Information supplied:
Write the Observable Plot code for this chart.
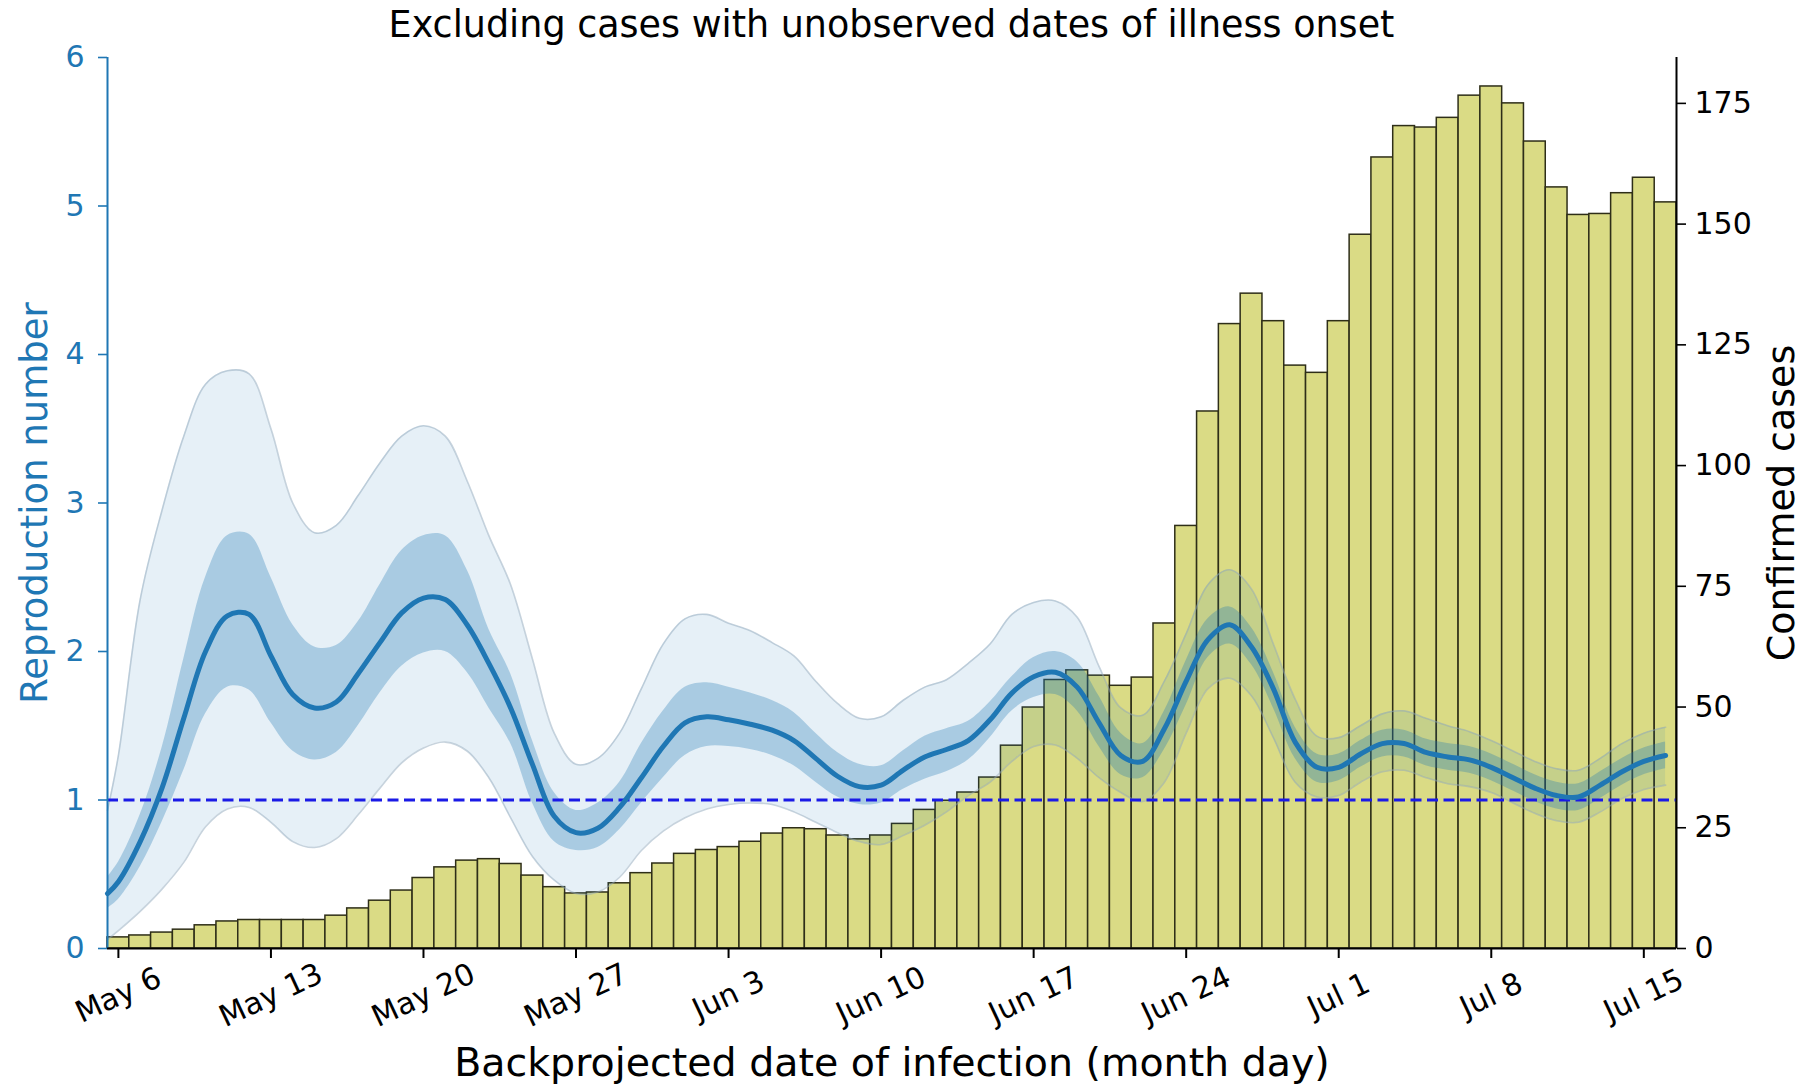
<!DOCTYPE html>
<html>
<head>
<meta charset="utf-8">
<script src="https://cdn.jsdelivr.net/npm/d3@7"></script>
<script src="https://cdn.jsdelivr.net/npm/@observablehq/plot@0.6"></script>
<style>
  html, body { margin: 0; padding: 0; background: #fff; }
  #wrap { width: 1812px; height: 1087px; position: relative; font-family: "DejaVu Sans", sans-serif; }
  #title { position: absolute; left: 107px; width: 1569px; top: 0; height: 50px; line-height: 50px;
           text-align: center; font-size: 36.5px; color: #000; white-space: nowrap; }
  #chart { position: absolute; left: 0; top: 50px; }
</style>
</head>
<body>
<div id="wrap">
  <div id="title">Excluding cases with unobserved dates of illness onset</div>
  <div id="chart"></div>
</div>
<script>
// ---------- data ----------
const startDate = "2020-05-06";               // first bar (day offset 0)
// confirmed cases per backprojected infection date (May 6 ... Jul 16)
const cases = [
  2.3, 2.7, 3.3, 3.9, 4.8, 5.6, 5.9, 5.9, 5.9, 5.9,
  6.8, 8.3, 9.9, 12.0, 14.6, 16.8, 18.2, 18.5, 17.5, 15.1,
  12.7, 11.4, 11.6, 13.5, 15.6, 17.6, 19.6, 20.4, 21.0, 22.1,
  23.8, 24.9, 24.7, 23.4, 22.6, 23.4, 25.8, 28.7, 30.6, 32.3,
  35.4, 42.0, 49.9, 55.6, 57.6, 56.5, 54.4, 56.1, 67.3, 87.5,
  111.2, 129.3, 135.6, 129.9, 120.7, 119.2, 129.9, 147.8, 163.8, 170.3,
  170.0, 172.0, 176.6, 178.5, 175.0, 167.1, 157.6, 151.9, 152.1, 156.4,
  159.6, 154.5
];
// reproduction number: day offsets from May 6
const rtDays = [-0.5, 0, 1, 2, 3, 4, 5, 6, 7, 8, 9, 10, 11, 12, 13, 14, 15, 16, 17, 18, 19,
  20, 21, 22, 23, 24, 25, 26, 27, 28, 29, 30, 31, 32, 33, 34, 35, 36, 37, 38, 39,
  40, 41, 42, 43, 44, 45, 46, 47, 48, 49, 50, 51, 52, 53, 54, 55, 56, 57, 58, 59,
  60, 61, 62, 63, 64, 65, 66, 67, 68, 69, 70, 71];
const rtMedian = [0.37, 0.45, 0.72, 1.08, 1.55, 2.00, 2.24, 2.25, 1.97, 1.71, 1.62, 1.66, 1.85, 2.06, 2.26, 2.36, 2.35, 2.18, 1.92, 1.62, 1.24,
  0.89, 0.78, 0.81, 0.95, 1.15, 1.36, 1.52, 1.56, 1.54, 1.51, 1.47, 1.40, 1.28, 1.16, 1.09, 1.10, 1.20, 1.29, 1.34, 1.40,
  1.54, 1.72, 1.83, 1.86, 1.76, 1.52, 1.30, 1.26, 1.48, 1.80, 2.08, 2.18, 2.03, 1.75, 1.39, 1.22, 1.22, 1.31, 1.38, 1.38,
  1.32, 1.29, 1.27, 1.22, 1.15, 1.08, 1.03, 1.02, 1.10, 1.19, 1.26, 1.30];
const rtLow50 = [0.27, 0.33, 0.55, 0.85, 1.20, 1.58, 1.76, 1.74, 1.52, 1.33, 1.27, 1.32, 1.50, 1.72, 1.90, 1.99, 2.00, 1.86, 1.62, 1.38, 0.98,
  0.72, 0.66, 0.68, 0.80, 0.98, 1.15, 1.30, 1.36, 1.36, 1.34, 1.30, 1.23, 1.12, 1.02, 0.97, 0.98, 1.07, 1.14, 1.19, 1.27,
  1.42, 1.60, 1.69, 1.71, 1.60, 1.36, 1.17, 1.15, 1.34, 1.64, 1.96, 2.05, 1.91, 1.62, 1.28, 1.12, 1.13, 1.22, 1.29, 1.29,
  1.23, 1.20, 1.18, 1.13, 1.06, 0.99, 0.94, 0.93, 1.01, 1.10, 1.17, 1.21];
const rtHigh50 = [0.48, 0.58, 0.90, 1.35, 1.95, 2.50, 2.78, 2.79, 2.50, 2.18, 2.03, 2.04, 2.20, 2.45, 2.68, 2.78, 2.78, 2.55, 2.15, 1.85, 1.40,
  1.05, 0.93, 0.98, 1.12, 1.38, 1.60, 1.76, 1.79, 1.76, 1.72, 1.67, 1.59, 1.45, 1.32, 1.24, 1.23, 1.33, 1.43, 1.48, 1.53,
  1.66, 1.83, 1.96, 2.00, 1.93, 1.70, 1.45, 1.38, 1.60, 1.94, 2.22, 2.30, 2.16, 1.86, 1.49, 1.31, 1.31, 1.40, 1.47, 1.47,
  1.41, 1.38, 1.36, 1.31, 1.24, 1.17, 1.12, 1.11, 1.19, 1.28, 1.35, 1.39];
const rtLow95 = [0.06, 0.12, 0.25, 0.40, 0.58, 0.82, 0.94, 0.95, 0.85, 0.72, 0.68, 0.74, 0.90, 1.08, 1.25, 1.35, 1.39, 1.33, 1.15, 0.88, 0.62,
  0.46, 0.37, 0.38, 0.48, 0.66, 0.79, 0.88, 0.94, 0.97, 0.98, 0.97, 0.92, 0.85, 0.78, 0.72, 0.70, 0.76, 0.83, 0.92, 1.03,
  1.12, 1.26, 1.36, 1.37, 1.28, 1.15, 1.05, 0.99, 1.12, 1.45, 1.75, 1.82, 1.70, 1.42, 1.12, 1.02, 1.03, 1.12, 1.19, 1.20,
  1.15, 1.11, 1.09, 1.05, 0.98, 0.91, 0.86, 0.85, 0.92, 1.01, 1.07, 1.10];
const rtHigh95 = [0.93, 1.30, 2.35, 2.95, 3.45, 3.80, 3.89, 3.87, 3.50, 3.00, 2.80, 2.85, 3.05, 3.27, 3.45, 3.52, 3.45, 3.15, 2.78, 2.45, 1.95,
  1.45, 1.24, 1.28, 1.45, 1.75, 2.05, 2.22, 2.25, 2.19, 2.14, 2.06, 1.97, 1.80, 1.65, 1.55, 1.56, 1.67, 1.76, 1.81, 1.92,
  2.05, 2.25, 2.33, 2.34, 2.23, 1.90, 1.62, 1.57, 1.80, 2.12, 2.45, 2.55, 2.42, 2.05, 1.68, 1.43, 1.42, 1.50, 1.58, 1.60,
  1.55, 1.50, 1.46, 1.40, 1.33, 1.26, 1.21, 1.20, 1.28, 1.38, 1.45, 1.49];
const tickDays = [0, 7, 14, 21, 28, 35, 42, 49, 56, 63, 70];
const tickLabels = ["May 6", "May 13", "May 20", "May 27", "Jun 3", "Jun 10", "Jun 17", "Jun 24", "Jul 1", "Jul 8", "Jul 15"];
const rtTicks = [0, 1, 2, 3, 4, 5, 6];
const caseTicks = [0, 25, 50, 75, 100, 125, 150, 175];

// ---------- build ----------
const DAY = 864e5;
const t0 = new Date(startDate + "T00:00:00Z").getTime();
const dayToDate = d => new Date(t0 + d * DAY);
const caseMax = 184.5, rtMax = 6;
const K = rtMax / caseMax;              // cases -> left-axis units (twin axis)

const bars = cases.map((c, i) => ({x1: dayToDate(i - 0.5), x2: dayToDate(i + 0.5), c}));
const rt = rtDays.map((d, i) => ({
  date: dayToDate(d), m: rtMedian[i], l50: rtLow50[i], h50: rtHigh50[i], l95: rtLow95[i], h95: rtHigh95[i]
}));
const ticks = tickDays.map(dayToDate);

const C0 = "#1f77b4";
const font = "DejaVu Sans";

const plot = Plot.plot({
  width: 1812,
  height: 1037,
  marginTop: 7,
  marginRight: 136,
  marginBottom: 139,
  marginLeft: 107,
  style: {fontFamily: font, fontSize: "30px", background: "transparent", overflow: "visible"},
  x: {type: "utc", domain: [dayToDate(-0.5), dayToDate(71.5)], axis: null},
  y: {domain: [0, rtMax], axis: null},
  marks: [
    // bars (confirmed cases, right axis)
    Plot.rect(bars, {x1: "x1", x2: "x2", y1: 0, y2: d => d.c * K,
      fill: "#dadb85", stroke: "#2e2e18", strokeWidth: 1.5}),
    // 95% band
    Plot.areaY(rt, {x: "date", y1: "l95", y2: "h95", fill: C0, fillOpacity: 0.11, curve: "catmull-rom"}),
    Plot.line(rt, {x: "date", y: "l95", stroke: "#8fa7bb", strokeOpacity: 0.5, strokeWidth: 1.6, curve: "catmull-rom"}),
    Plot.line(rt, {x: "date", y: "h95", stroke: "#8fa7bb", strokeOpacity: 0.5, strokeWidth: 1.6, curve: "catmull-rom"}),
    // 50% band
    Plot.areaY(rt, {x: "date", y1: "l50", y2: "h50", fill: C0, fillOpacity: 0.30, curve: "catmull-rom"}),
    // Rt = 1 reference
    Plot.ruleY([1], {stroke: "#1a1ae6", strokeWidth: 2.8, strokeDasharray: "11,5.5"}),
    // median
    Plot.line(rt, {x: "date", y: "m", stroke: C0, strokeWidth: 5, curve: "catmull-rom"}),
    // spines
    Plot.ruleX([dayToDate(-0.5)], {stroke: C0, strokeWidth: 2}),
    Plot.ruleX([dayToDate(71.5)], {stroke: "#000", strokeWidth: 2}),
    Plot.ruleY([0], {stroke: "#000", strokeWidth: 2.2}),
    // left axis (Rt)
    Plot.axisY({anchor: "left", ticks: rtTicks, tickFormat: d => String(d), tickSize: 9, tickPadding: 14,
      stroke: C0, fill: C0, strokeWidth: 1.6, fontSize: 30, label: null}),
    // right axis (cases)
    Plot.axisY({anchor: "right", ticks: caseTicks.map(c => c * K), tickFormat: (d, i) => String(caseTicks[i]),
      tickSize: 9, tickPadding: 9, stroke: "#000", fill: "#000", strokeWidth: 1.6, fontSize: 30, label: null}),
    // bottom ticks
    Plot.axisX({anchor: "bottom", ticks: ticks, tickFormat: () => "", tickSize: 10, tickPadding: 0,
      stroke: "#000", strokeWidth: 2, label: null}),
    Plot.text(ticks, {x: d => d, text: (d, i) => tickLabels[i], frameAnchor: "bottom", dy: 47,
      rotate: -25, textAnchor: "middle", lineAnchor: "middle", fontSize: 30, fill: "#000"}),
    // axis titles
    Plot.text(["Backprojected date of infection (month day)"], {text: d => d, frameAnchor: "bottom",
      dy: 127, textAnchor: "middle", lineAnchor: "bottom", fontSize: 39.5, fill: "#000"}),
    Plot.text(["Reproduction number"], {text: d => d, frameAnchor: "left", dx: -72, rotate: -90,
      textAnchor: "middle", lineAnchor: "middle", fontSize: 37, fill: C0}),
    Plot.text(["Confirmed cases"], {text: d => d, frameAnchor: "right", dx: 105, rotate: -90,
      textAnchor: "middle", lineAnchor: "middle", fontSize: 38, fill: "#000"})
  ]
});
document.getElementById("chart").appendChild(plot);
</script>
</body>
</html>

Stated problem:
Copy every line of the listing where the word "chart" appears.

Answer for the task:
Write the Observable Plot code for this chart.
  #chart { position: absolute; left: 0; top: 50px; }
  <div id="chart"></div>
document.getElementById("chart").appendChild(plot);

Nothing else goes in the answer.